On his return to the camp, Cortés found a new cause of disquietude, in discontents which had broken out among the soldiery. Their patience was exhausted by a life of fatigue and peril to which there seemed to be no end. The battles they had won against such tremendous odds had not advanced them a jot. The idea of their reaching Mexico, says the old soldier so often quoted, “was treated as a jest by the whole army;”[160] and the indefinite prospect of hostilities with the ferocious people among whom they were now cast threw a deep gloom over their spirits.
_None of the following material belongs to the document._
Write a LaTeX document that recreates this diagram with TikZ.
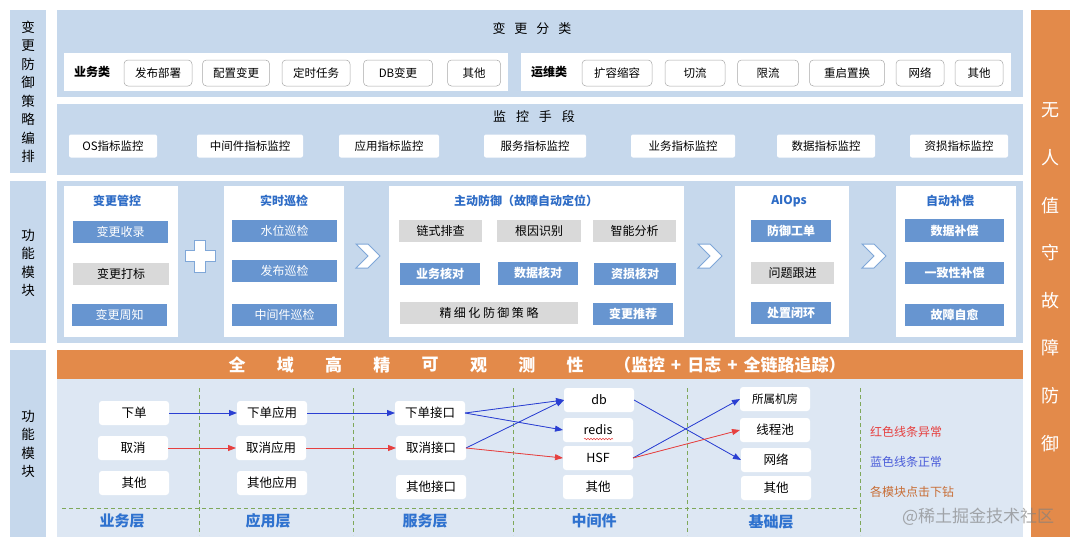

Among the malecontents were a number of noisy, vaporing persons, such as are found in every camp, who, like empty bubbles, are sure to rise to the surface and make themselves seen in seasons of agitation. They were, for the most part, of the old faction of Velasquez, and had estates in Cuba, to which they turned many a wistful glance as they receded more and more from the coast. They now waited on the general, not in a mutinous spirit of resistance (for they remembered the lesson in Villa Rica), but with the design of frank expostulation, as with a brother adventurer in a common cause.[161] The tone of familiarity thus assumed was eminently characteristic of the footing of equality on which the parties in the expedition stood with one another.